There are so many options but my favourites include the reaction of the bridesmaids as they see the bride walk into the room ready to go, the proud father-ofthe- bride as he walks her down the aisle, the groom's face as he sees her for the first time, the laughs during the speeches and those special moments as the bride and groom take time out. My advice is to trust your photographer to work with the surroundings, you and your guests, and you'll get the best out of your photos.
Q. Tying the knot in summer lends itself to endless photo opportunities but we don't want to be away from our guests for too long. What are the must-have shots?
A. Nick Shoot says: I prefer natural rather than staged photography where possible so this helps with time. My favourites include a sunset shot with a silhouette of the bride and groom as the sun goes down or a romantic kiss by a reflective body of water. If the venue's landscape allows, a walk amongst trees with the light shining through the branches looks great and I've even had fun with the happy couple racing away on space hoppers!

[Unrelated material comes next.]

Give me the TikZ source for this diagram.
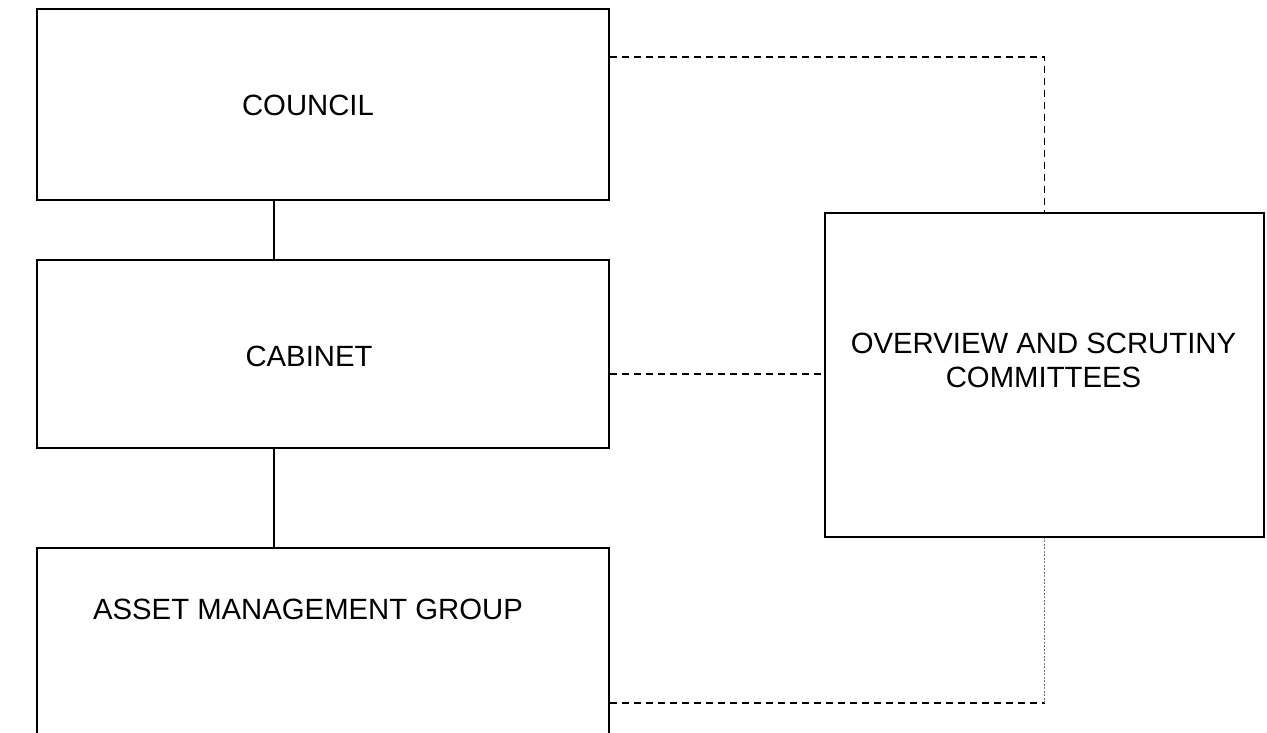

I'm always conscious of timings so I give couples a quick rundown of any shots I feel would be worth their time out from the partying guests before the day.
Through the lens
Q. Our ceremony starts at 3pm so there won't be much time for photos in the daylight. How can we get the best shots at this time of the year?
A. Graeme Simpson says: A good photographer will be able to create magical images whatever the time and they'll also find different backdrops for indoor shots so don't let the weather ruin your day. If you do brave the elements – wind, rain or snow can all add that special something to your pics.
With the evenings drawing in earlier, what better way to end your day than with a firework finale? Sparklers, torches and phones also create light for fun long-exposure shots or simply using the ambience from the venue's lighting can add a romantic touch. Embrace the dark nights and pop out before your evening guests arrive for more stunning, atmospheric couple portraits.